(Work to be completed)
Copy every entry exactly as given, minus the images.

(Entries shown)
-*-*-
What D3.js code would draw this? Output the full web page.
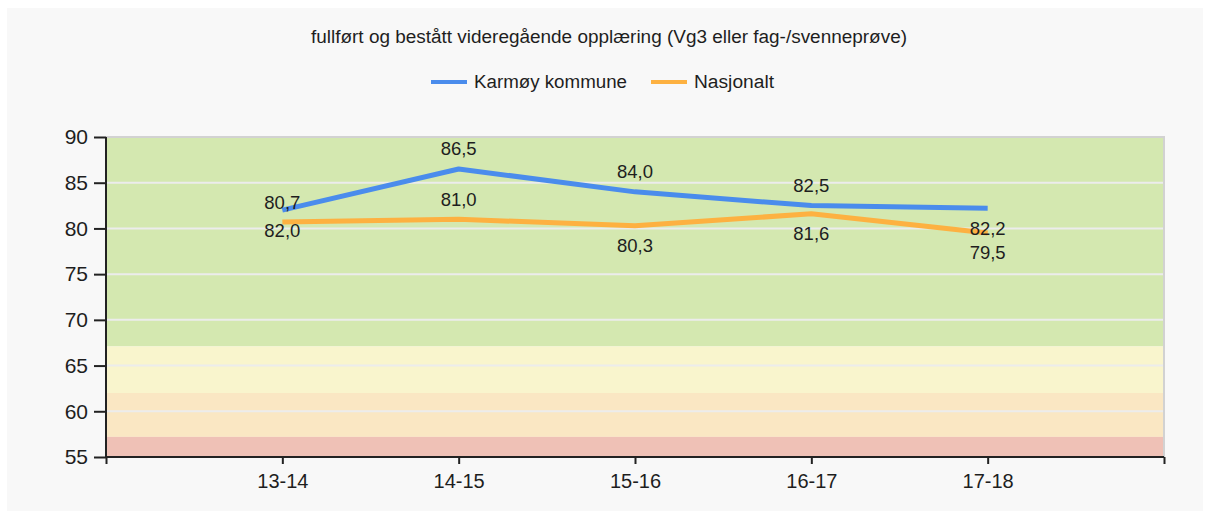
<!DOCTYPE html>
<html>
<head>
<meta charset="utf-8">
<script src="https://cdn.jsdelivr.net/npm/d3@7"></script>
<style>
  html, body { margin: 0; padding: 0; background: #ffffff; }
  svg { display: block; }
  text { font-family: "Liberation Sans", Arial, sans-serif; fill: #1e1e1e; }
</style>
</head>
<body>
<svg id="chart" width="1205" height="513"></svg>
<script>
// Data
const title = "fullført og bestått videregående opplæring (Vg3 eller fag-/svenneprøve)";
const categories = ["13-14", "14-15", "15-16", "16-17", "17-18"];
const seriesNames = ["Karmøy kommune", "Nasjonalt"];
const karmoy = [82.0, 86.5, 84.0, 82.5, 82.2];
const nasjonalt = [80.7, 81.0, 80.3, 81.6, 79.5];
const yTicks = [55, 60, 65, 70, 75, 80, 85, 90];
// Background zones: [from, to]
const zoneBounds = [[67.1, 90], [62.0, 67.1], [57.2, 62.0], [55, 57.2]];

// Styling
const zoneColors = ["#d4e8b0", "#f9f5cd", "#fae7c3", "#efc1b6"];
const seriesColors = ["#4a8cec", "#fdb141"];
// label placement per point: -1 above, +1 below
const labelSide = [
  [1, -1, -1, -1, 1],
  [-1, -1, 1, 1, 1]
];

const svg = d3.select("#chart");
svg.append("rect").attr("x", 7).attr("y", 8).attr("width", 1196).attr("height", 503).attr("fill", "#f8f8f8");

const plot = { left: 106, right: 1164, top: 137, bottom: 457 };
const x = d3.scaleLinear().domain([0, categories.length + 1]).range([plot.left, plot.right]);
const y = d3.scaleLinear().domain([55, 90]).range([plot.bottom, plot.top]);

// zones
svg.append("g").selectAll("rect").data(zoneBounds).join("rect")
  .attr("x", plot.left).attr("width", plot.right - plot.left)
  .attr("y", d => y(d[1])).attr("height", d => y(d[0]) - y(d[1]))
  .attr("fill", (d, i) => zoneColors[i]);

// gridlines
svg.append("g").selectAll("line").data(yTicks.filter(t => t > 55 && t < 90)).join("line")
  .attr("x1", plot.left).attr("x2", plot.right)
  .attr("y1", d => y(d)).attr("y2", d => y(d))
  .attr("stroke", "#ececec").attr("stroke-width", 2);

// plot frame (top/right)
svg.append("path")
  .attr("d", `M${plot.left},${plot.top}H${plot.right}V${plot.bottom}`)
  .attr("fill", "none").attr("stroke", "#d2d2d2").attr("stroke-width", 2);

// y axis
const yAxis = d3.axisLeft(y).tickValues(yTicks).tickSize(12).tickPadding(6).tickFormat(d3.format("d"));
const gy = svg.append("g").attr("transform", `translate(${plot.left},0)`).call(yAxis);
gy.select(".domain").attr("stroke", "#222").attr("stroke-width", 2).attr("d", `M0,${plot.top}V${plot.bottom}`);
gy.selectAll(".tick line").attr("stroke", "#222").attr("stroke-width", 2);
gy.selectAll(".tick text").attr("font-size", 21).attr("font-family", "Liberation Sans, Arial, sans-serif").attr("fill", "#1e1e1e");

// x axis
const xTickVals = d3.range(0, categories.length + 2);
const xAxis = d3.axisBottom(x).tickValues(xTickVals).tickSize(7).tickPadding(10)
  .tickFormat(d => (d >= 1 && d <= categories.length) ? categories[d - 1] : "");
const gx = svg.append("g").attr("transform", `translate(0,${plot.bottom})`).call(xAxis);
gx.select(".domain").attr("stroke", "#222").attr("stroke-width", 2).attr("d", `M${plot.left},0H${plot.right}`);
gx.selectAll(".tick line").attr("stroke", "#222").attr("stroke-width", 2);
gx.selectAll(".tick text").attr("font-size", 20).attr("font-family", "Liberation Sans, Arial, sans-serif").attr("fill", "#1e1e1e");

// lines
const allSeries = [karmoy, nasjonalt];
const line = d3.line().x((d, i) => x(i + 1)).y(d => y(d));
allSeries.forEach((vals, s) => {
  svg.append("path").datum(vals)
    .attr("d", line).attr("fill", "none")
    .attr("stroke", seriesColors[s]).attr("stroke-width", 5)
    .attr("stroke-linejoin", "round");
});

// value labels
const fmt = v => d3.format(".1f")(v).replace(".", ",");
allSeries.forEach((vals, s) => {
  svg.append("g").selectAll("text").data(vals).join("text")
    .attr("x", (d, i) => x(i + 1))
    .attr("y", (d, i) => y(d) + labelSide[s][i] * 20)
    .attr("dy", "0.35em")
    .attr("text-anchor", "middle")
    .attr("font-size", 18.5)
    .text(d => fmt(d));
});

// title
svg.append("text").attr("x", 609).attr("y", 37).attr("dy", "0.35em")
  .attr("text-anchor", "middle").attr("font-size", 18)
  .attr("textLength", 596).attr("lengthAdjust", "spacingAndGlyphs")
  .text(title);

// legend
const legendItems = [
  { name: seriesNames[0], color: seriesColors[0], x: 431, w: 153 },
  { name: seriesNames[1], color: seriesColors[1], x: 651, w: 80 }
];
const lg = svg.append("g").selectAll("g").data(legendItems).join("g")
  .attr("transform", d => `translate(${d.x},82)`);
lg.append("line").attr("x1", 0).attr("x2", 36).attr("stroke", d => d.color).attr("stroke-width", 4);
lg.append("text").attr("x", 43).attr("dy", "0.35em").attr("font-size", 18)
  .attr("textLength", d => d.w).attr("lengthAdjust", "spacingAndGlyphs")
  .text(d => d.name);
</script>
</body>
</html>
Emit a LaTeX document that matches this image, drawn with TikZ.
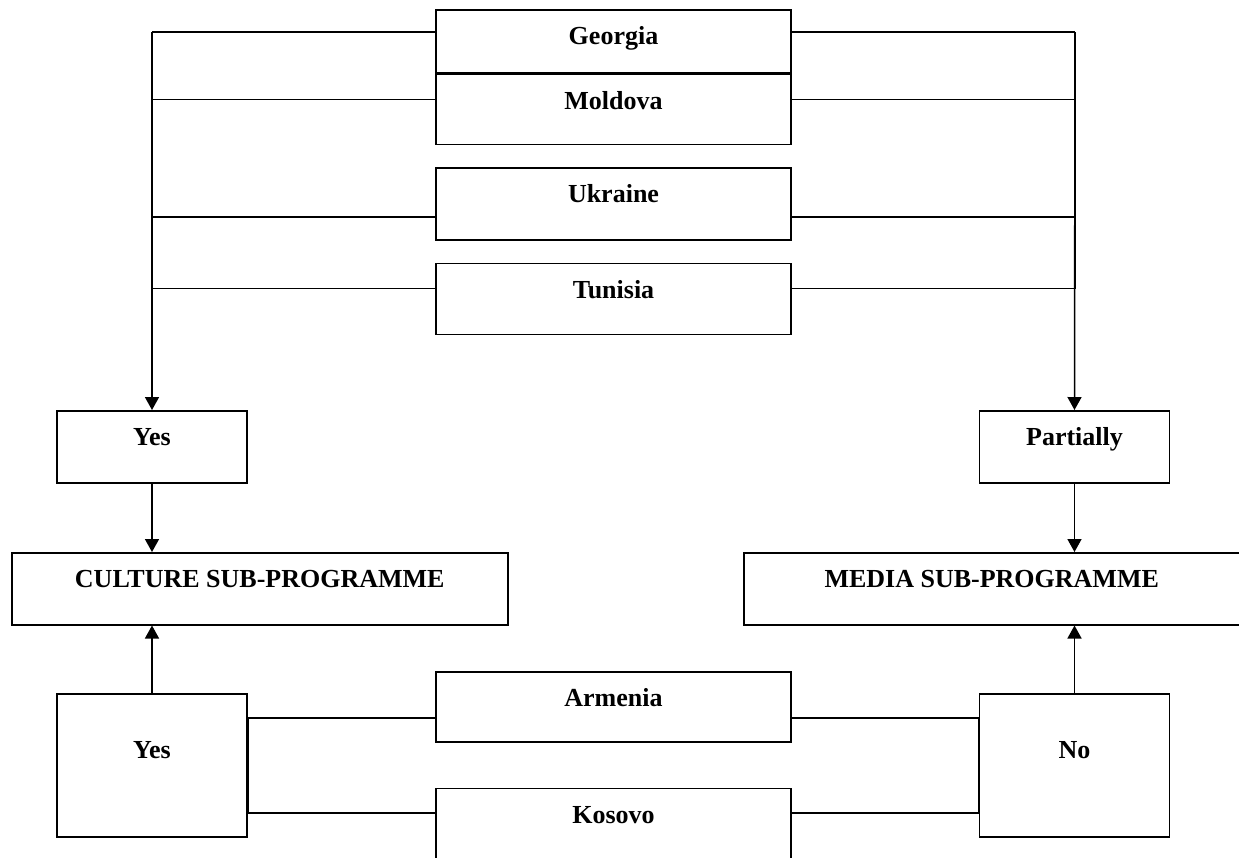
-*-*-
(Task solution)
What D3.js code would draw this? Output the full web page.
<!DOCTYPE html>
<html>
<head>
<meta charset="utf-8">
<script src="https://cdn.jsdelivr.net/npm/d3@7"></script>
<style>
  html, body { margin: 0; padding: 0; background: #ffffff; }
  svg { display: block; }
  text { font-family: "Liberation Sans", Arial, sans-serif; fill: #1e1e1e; }
</style>
</head>
<body>
<svg id="chart" width="1205" height="513"></svg>
<script>
// Data
const title = "fullført og bestått videregående opplæring (Vg3 eller fag-/svenneprøve)";
const categories = ["13-14", "14-15", "15-16", "16-17", "17-18"];
const seriesNames = ["Karmøy kommune", "Nasjonalt"];
const karmoy = [82.0, 86.5, 84.0, 82.5, 82.2];
const nasjonalt = [80.7, 81.0, 80.3, 81.6, 79.5];
const yTicks = [55, 60, 65, 70, 75, 80, 85, 90];
// Background zones: [from, to]
const zoneBounds = [[67.1, 90], [62.0, 67.1], [57.2, 62.0], [55, 57.2]];

// Styling
const zoneColors = ["#d4e8b0", "#f9f5cd", "#fae7c3", "#efc1b6"];
const seriesColors = ["#4a8cec", "#fdb141"];
// label placement per point: -1 above, +1 below
const labelSide = [
  [1, -1, -1, -1, 1],
  [-1, -1, 1, 1, 1]
];

const svg = d3.select("#chart");
svg.append("rect").attr("x", 7).attr("y", 8).attr("width", 1196).attr("height", 503).attr("fill", "#f8f8f8");

const plot = { left: 106, right: 1164, top: 137, bottom: 457 };
const x = d3.scaleLinear().domain([0, categories.length + 1]).range([plot.left, plot.right]);
const y = d3.scaleLinear().domain([55, 90]).range([plot.bottom, plot.top]);

// zones
svg.append("g").selectAll("rect").data(zoneBounds).join("rect")
  .attr("x", plot.left).attr("width", plot.right - plot.left)
  .attr("y", d => y(d[1])).attr("height", d => y(d[0]) - y(d[1]))
  .attr("fill", (d, i) => zoneColors[i]);

// gridlines
svg.append("g").selectAll("line").data(yTicks.filter(t => t > 55 && t < 90)).join("line")
  .attr("x1", plot.left).attr("x2", plot.right)
  .attr("y1", d => y(d)).attr("y2", d => y(d))
  .attr("stroke", "#ececec").attr("stroke-width", 2);

// plot frame (top/right)
svg.append("path")
  .attr("d", `M${plot.left},${plot.top}H${plot.right}V${plot.bottom}`)
  .attr("fill", "none").attr("stroke", "#d2d2d2").attr("stroke-width", 2);

// y axis
const yAxis = d3.axisLeft(y).tickValues(yTicks).tickSize(12).tickPadding(6).tickFormat(d3.format("d"));
const gy = svg.append("g").attr("transform", `translate(${plot.left},0)`).call(yAxis);
gy.select(".domain").attr("stroke", "#222").attr("stroke-width", 2).attr("d", `M0,${plot.top}V${plot.bottom}`);
gy.selectAll(".tick line").attr("stroke", "#222").attr("stroke-width", 2);
gy.selectAll(".tick text").attr("font-size", 21).attr("font-family", "Liberation Sans, Arial, sans-serif").attr("fill", "#1e1e1e");

// x axis
const xTickVals = d3.range(0, categories.length + 2);
const xAxis = d3.axisBottom(x).tickValues(xTickVals).tickSize(7).tickPadding(10)
  .tickFormat(d => (d >= 1 && d <= categories.length) ? categories[d - 1] : "");
const gx = svg.append("g").attr("transform", `translate(0,${plot.bottom})`).call(xAxis);
gx.select(".domain").attr("stroke", "#222").attr("stroke-width", 2).attr("d", `M${plot.left},0H${plot.right}`);
gx.selectAll(".tick line").attr("stroke", "#222").attr("stroke-width", 2);
gx.selectAll(".tick text").attr("font-size", 20).attr("font-family", "Liberation Sans, Arial, sans-serif").attr("fill", "#1e1e1e");

// lines
const allSeries = [karmoy, nasjonalt];
const line = d3.line().x((d, i) => x(i + 1)).y(d => y(d));
allSeries.forEach((vals, s) => {
  svg.append("path").datum(vals)
    .attr("d", line).attr("fill", "none")
    .attr("stroke", seriesColors[s]).attr("stroke-width", 5)
    .attr("stroke-linejoin", "round");
});

// value labels
const fmt = v => d3.format(".1f")(v).replace(".", ",");
allSeries.forEach((vals, s) => {
  svg.append("g").selectAll("text").data(vals).join("text")
    .attr("x", (d, i) => x(i + 1))
    .attr("y", (d, i) => y(d) + labelSide[s][i] * 20)
    .attr("dy", "0.35em")
    .attr("text-anchor", "middle")
    .attr("font-size", 18.5)
    .text(d => fmt(d));
});

// title
svg.append("text").attr("x", 609).attr("y", 37).attr("dy", "0.35em")
  .attr("text-anchor", "middle").attr("font-size", 18)
  .attr("textLength", 596).attr("lengthAdjust", "spacingAndGlyphs")
  .text(title);

// legend
const legendItems = [
  { name: seriesNames[0], color: seriesColors[0], x: 431, w: 153 },
  { name: seriesNames[1], color: seriesColors[1], x: 651, w: 80 }
];
const lg = svg.append("g").selectAll("g").data(legendItems).join("g")
  .attr("transform", d => `translate(${d.x},82)`);
lg.append("line").attr("x1", 0).attr("x2", 36).attr("stroke", d => d.color).attr("stroke-width", 4);
lg.append("text").attr("x", 43).attr("dy", "0.35em").attr("font-size", 18)
  .attr("textLength", d => d.w).attr("lengthAdjust", "spacingAndGlyphs")
  .text(d => d.name);
</script>
</body>
</html>
Emit a LaTeX document that matches this image, drawn with TikZ.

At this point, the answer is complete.